My initial thoughts were to paint chubby, short, tall, out of proportion gymnasts reading books so that for years to come she is influenced by real life. In real life women come in all shapes do they not?
I sifted through thousands of gymnast pictures online to get inspiration and what I found is that all gymnasts who are high achievers have very little body fat, are on the short side, primarily small breasted, fit and flexible!
So in the end although I would have like to have made a political feminist statement about women in this painting I decided to paint the reality of what champion gymnasts actually looks like. I will leave my statement about womens body shapes for another painting. Hope she likes it – I will be giving it to her tonight!
My first lesson in adding more than just the thing I am painting to a painting was when I got feedback from my uncle and grandfather on my first two oil paintings. One was of a sunflower and the other was of Australian wildflowers.
My uncle told me I was missing light on my wildflowers. I had slaved for hours over the various details and composition and picking the flowers. I was disappointed I didn’t get a “oh I love it!”.
When I showed my grandfather my sunflowers he said “your missing life from your painting”. Again disappointment reigned supreme as I was hoping for that elusive “oh I love it!”.

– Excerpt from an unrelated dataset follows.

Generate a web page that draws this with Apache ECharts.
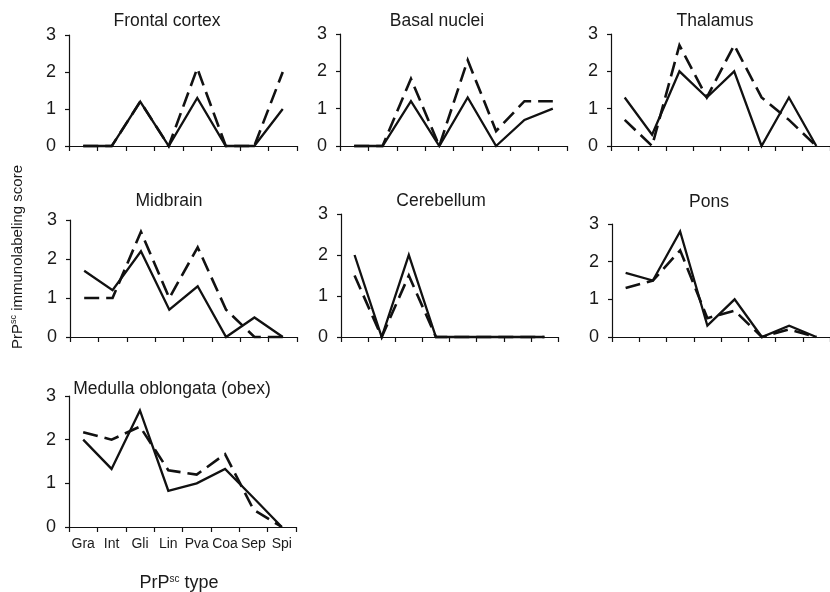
<!DOCTYPE html>
<html>
<head>
<meta charset="utf-8">
<script src="https://cdn.jsdelivr.net/npm/echarts@6/dist/echarts.min.js"></script>
<style>html,body{margin:0;padding:0;background:#fff}#c{width:830px;height:592px}</style>
</head>
<body>
<div id="c"></div>
<script>
const categories = ['Gra','Int','Gli','Lin','Pva','Coa','Sep','Spi'];
const yTicks = [0, 1, 2, 3];
const titles = ['Frontal cortex','Basal nuclei','Thalamus','Midbrain','Cerebellum','Pons','Medulla oblongata (obex)'];

const frontalSolid    = [0, 0, 1.2, 0, 1.3, 0, 0, 1.0];
const frontalDashed   = [0, 0, 1.2, 0, 2.1, 0, 0, 2.0];
const basalSolid      = [0, 0, 1.2, 0, 1.3, 0, 0.7, 1.0];
const basalDashed     = [0, 0, 1.8, 0, 2.3, 0.4, 1.2, 1.2];
const thalamusSolid   = [1.3, 0.3, 2.0, 1.3, 2.0, 0, 1.3, 0];
const thalamusDashed  = [0.7, 0, 2.7, 1.3, 2.7, 1.3, 0.7, 0];
const midbrainSolid   = [1.7, 1.2, 2.2, 0.7, 1.3, 0, 0.5, 0];
const midbrainDashed  = [1.0, 1.0, 2.7, 1.0, 2.3, 0.7, 0, 0];
const cerebellumSolid = [2.0, 0, 2.0, 0, 0, 0, 0, 0];
const cerebellumDashed= [1.5, 0, 1.5, 0, 0, 0, 0, 0];
const ponsSolid       = [1.7, 1.5, 2.8, 0.3, 1.0, 0, 0.3, 0];
const ponsDashed      = [1.3, 1.5, 2.3, 0.5, 0.7, 0, 0.2, 0];
const medullaSolid    = [2.0, 1.33, 2.67, 0.83, 1.0, 1.33, 0.67, 0];
const medullaDashed   = [2.17, 2.0, 2.3, 1.3, 1.2, 1.67, 0.4, 0];

const solidSets  = [frontalSolid, basalSolid, thalamusSolid, midbrainSolid, cerebellumSolid, ponsSolid, medullaSolid];
const dashedSets = [frontalDashed, basalDashed, thalamusDashed, midbrainDashed, cerebellumDashed, ponsDashed, medullaDashed];

// layout (pixels)
const grids = [
  {left: 69,  top: 35,  width: 228, height: 111},
  {left: 340, top: 34,  width: 227, height: 112},
  {left: 611, top: 34,  width: 227, height: 112},
  {left: 70,  top: 220, width: 227, height: 117},
  {left: 341, top: 214, width: 217, height: 123},
  {left: 612, top: 224, width: 226, height: 113},
  {left: 69,  top: 396, width: 227, height: 131}
];
const titlePos = [[167,21],[437,21],[715,21],[169,201],[441,201],[709,202],[172,389]];

const FONT = '"Liberation Sans", Arial, Helvetica, sans-serif';
const INK = '#111';

const option = {
  animation: false,
  backgroundColor: '#fff',
  grid: grids.map(g => Object.assign({containLabel: false}, g)),
  xAxis: grids.map((g, i) => ({
    type: 'category',
    gridIndex: i,
    data: categories,
    boundaryGap: true,
    axisLine: {show: true, onZero: false, lineStyle: {color: INK, width: 1.2}},
    axisTick: {show: true, length: 5, inside: false, alignWithLabel: false, lineStyle: {color: INK, width: 1.2}},
    axisLabel: {show: i === 6, interval: 0, margin: 10, color: '#1a1a1a', fontSize: 14, fontFamily: FONT},
    splitLine: {show: false}
  })),
  yAxis: grids.map((g, i) => ({
    type: 'value',
    gridIndex: i,
    min: yTicks[0],
    max: yTicks[yTicks.length - 1],
    interval: 1,
    axisLine: {show: true, lineStyle: {color: INK, width: 1.2}},
    axisTick: {show: true, length: 4, lineStyle: {color: INK, width: 1.2}},
    axisLabel: {show: true, margin: 13, color: '#1a1a1a', fontSize: 18, fontFamily: FONT},
    splitLine: {show: false}
  })),
  series: [],
  graphic: []
};

for (let i = 0; i < 7; i++) {
  option.series.push({
    type: 'line', name: 'solid', xAxisIndex: i, yAxisIndex: i,
    data: solidSets[i], symbol: 'none', showSymbol: false,
    lineStyle: {color: INK, width: 2.3, type: 'solid', cap: 'butt', join: 'miter'},
    clip: false, z: 3
  });
  option.series.push({
    type: 'line', name: 'dashed', xAxisIndex: i, yAxisIndex: i,
    data: dashedSets[i], symbol: 'none', showSymbol: false,
    lineStyle: {color: INK, width: 2.6, type: [15, 7], cap: 'butt', join: 'miter'},
    clip: false, z: 2
  });
  option.graphic.push({
    type: 'text', x: titlePos[i][0], y: titlePos[i][1],
    style: {text: titles[i], fill: '#1a1a1a', font: '17.5px ' + FONT, textAlign: 'center', textVerticalAlign: 'middle'}
  });
}

// axis titles
option.graphic.push({
  type: 'text', x: 179, y: 583,
  style: {
    text: '{n|PrP}{s|sc}{n| type}',
    textAlign: 'center', textVerticalAlign: 'middle',
    rich: {
      n: {fontSize: 18, fontFamily: FONT, fill: '#1a1a1a', color: '#1a1a1a'},
      s: {fontSize: 10, fontFamily: FONT, fill: '#1a1a1a', color: '#1a1a1a', verticalAlign: 'top', padding: [0, 0, 8, 0]}
    }
  }
});
option.graphic.push({
  type: 'text', x: 18, y: 257, rotation: Math.PI / 2,
  style: {
    text: '{n|PrP}{s|sc}{n| immunolabeling score}',
    textAlign: 'center', textVerticalAlign: 'middle',
    rich: {
      n: {fontSize: 15, fontFamily: FONT, fill: '#1a1a1a', color: '#1a1a1a'},
      s: {fontSize: 9, fontFamily: FONT, fill: '#1a1a1a', color: '#1a1a1a', verticalAlign: 'top', padding: [0, 0, 8, 0]}
    }
  }
});

const chart = echarts.init(document.getElementById('c'), null, {renderer: 'canvas', width: 830, height: 592});
chart.setOption(option);
</script>
</body>
</html>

I went back to the sunflower painting and I added a lady beetle and spiders web to the leaves/long stalks.
I missed the point completely!
More paintings and more feedback I got to the truth.

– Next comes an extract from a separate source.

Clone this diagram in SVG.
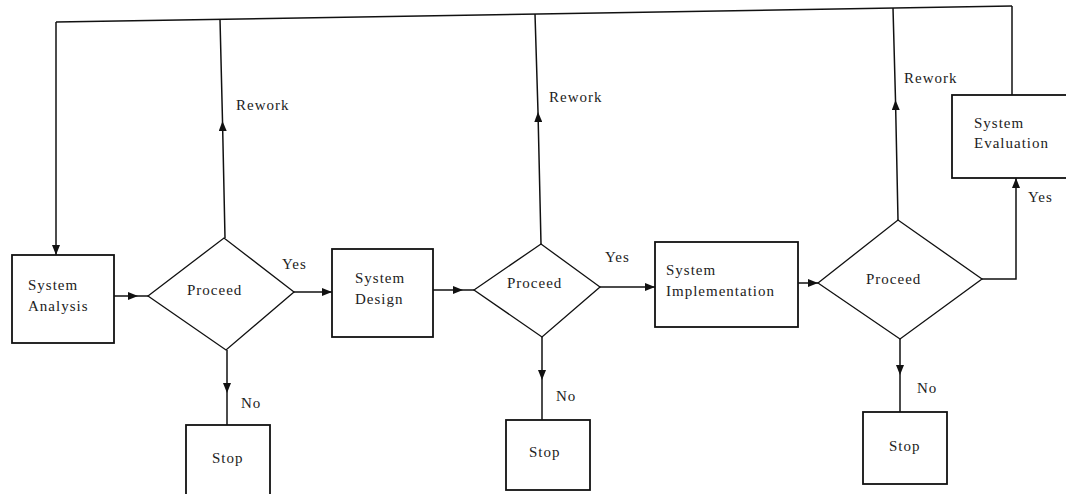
<svg xmlns="http://www.w3.org/2000/svg" width="1066" height="494" viewBox="0 0 1066 494">
<defs>
<marker id="ah" viewBox="0 0 10 8" refX="10" refY="4" markerWidth="10" markerHeight="8" markerUnits="userSpaceOnUse" orient="auto">
<polygon points="0,0 10,4 0,8" fill="#111"/>
</marker>
<style>
.box{fill:#fff;stroke:#111;stroke-width:1.8}
.dia{fill:#fff;stroke:#111;stroke-width:1.3}
.ln{fill:none;stroke:#111;stroke-width:1.5}
text{font-family:"Liberation Serif","Times New Roman",serif;font-size:15px;fill:#222;letter-spacing:1px}
</style>
</defs>
<rect width="1066" height="494" fill="#fff"/>
<g id="connectors">
<path class="ln" d="M56,22 L1012,6"/>
<path class="ln" d="M56,22 L56,255" marker-end="url(#ah)"/>
<path class="ln" d="M225,238 L222.5,121 L220,19.3" marker-mid="url(#ah)"/>
<path class="ln" d="M541,244 L538,112 L535,14" marker-mid="url(#ah)"/>
<path class="ln" d="M898,220 L895.5,100 L893,8" marker-mid="url(#ah)"/>
<path class="ln" d="M1012,95 L1012,6"/>
<path class="ln" d="M982,279 L1016,279 L1016,178" marker-end="url(#ah)"/>
<path class="ln" d="M114,296 L138,296 L148,296" marker-mid="url(#ah)"/>
<path class="ln" d="M294,292 L332,292" marker-end="url(#ah)"/>
<path class="ln" d="M433,290 L463,290 L474,290" marker-mid="url(#ah)"/>
<path class="ln" d="M600,287 L655,287" marker-end="url(#ah)"/>
<path class="ln" d="M798,283 L818,283" marker-end="url(#ah)"/>
<path class="ln" d="M227,350 L227,393 L227,425" marker-mid="url(#ah)"/>
<path class="ln" d="M542,337 L542,380 L542,420" marker-mid="url(#ah)"/>
<path class="ln" d="M900,339 L900,375 L900,412" marker-mid="url(#ah)"/>
<text x="236" y="110">Rework</text>
<text x="549" y="102">Rework</text>
<text x="904" y="83">Rework</text>
<text x="282" y="269">Yes</text>
<text x="605" y="262">Yes</text>
<text x="1028" y="202">Yes</text>
<text x="241" y="408">No</text>
<text x="556" y="401">No</text>
<text x="917" y="393">No</text>
</g>
<g id="system-analysis">
<rect class="box" x="12" y="255" width="102" height="88"/>
<text x="28" y="290">System</text>
<text x="28" y="311">Analysis</text>
</g>
<g id="proceed-1">
<polygon class="dia" points="148,296 224,238 294,292 226,350"/>
<text x="187" y="295">Proceed</text>
</g>
<g id="stop-1">
<rect class="box" x="186" y="425" width="84" height="75"/>
<text x="212" y="463">Stop</text>
</g>
<g id="system-design">
<rect class="box" x="332" y="249" width="101" height="88"/>
<text x="355" y="283">System</text>
<text x="355" y="304">Design</text>
</g>
<g id="proceed-2">
<polygon class="dia" points="474,290 541,244 600,287 542,337"/>
<text x="507" y="288">Proceed</text>
</g>
<g id="stop-2">
<rect class="box" x="506" y="420" width="84" height="70"/>
<text x="529" y="457">Stop</text>
</g>
<g id="system-implementation">
<rect class="box" x="655" y="242" width="143" height="85"/>
<text x="666" y="275">System</text>
<text x="666" y="296">Implementation</text>
</g>
<g id="proceed-3">
<polygon class="dia" points="818,283 898,220 982,279 900,339"/>
<text x="866" y="284">Proceed</text>
</g>
<g id="stop-3">
<rect class="box" x="863" y="412" width="84" height="72"/>
<text x="889" y="451">Stop</text>
</g>
<g id="system-evaluation">
<rect class="box" x="952" y="95" width="120" height="83"/>
<text x="974" y="128">System</text>
<text x="974" y="148">Evaluation</text>
</g>
</svg>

How light falls on your art is one of the crucial elements that brings it to life.
15 years later here I am about to begin painting one of the most complex light settings in the history of paintings (I think). “A circus act with flood lights of various colours falling across many circus performers.”
Tonight I took a photo of my draft artwork and in photoshop I added various light effects.
As lights will be the last thing I add to the painting I will be printing out my final composition with the lights turned on and sticking it up next to my canvas so I remember where the light is coming from as I create shadows and bright sides to each of my circus performers.
I drafted this circus sketch in 2008 inspired by going to de a cirque du soleil show in Sydney. I spent hours colouring the hand drawn sketch in Photoshop and went as far as to pick a canvas sketch it out onto the canvas and splash paint onto the background.
Then I put it in storage not be looked at or worked on until today.
7 years later in 2015 I am finally getting back into it. First task is to re-sketch the performers – get composition correct. Then colour them in with pastels to get costumes and colour scheme correct. My plan in to paint the scene in oil paints… I wonder if I will get that far this time.
I do love sketching the muscles on the performers and I’m sure I will spend many hours deliberating over the costume designs and color schemes!
People of the Ferry progress pictures. Another few weeks before I get to all the details and that includes the details of many friends who have kindly agreed to catch a ride on one of my yellow sea monsters!
Finally adding people to my Ferry paintings…always nervous just after I mix the paints and just before I start to paint …let the games begin!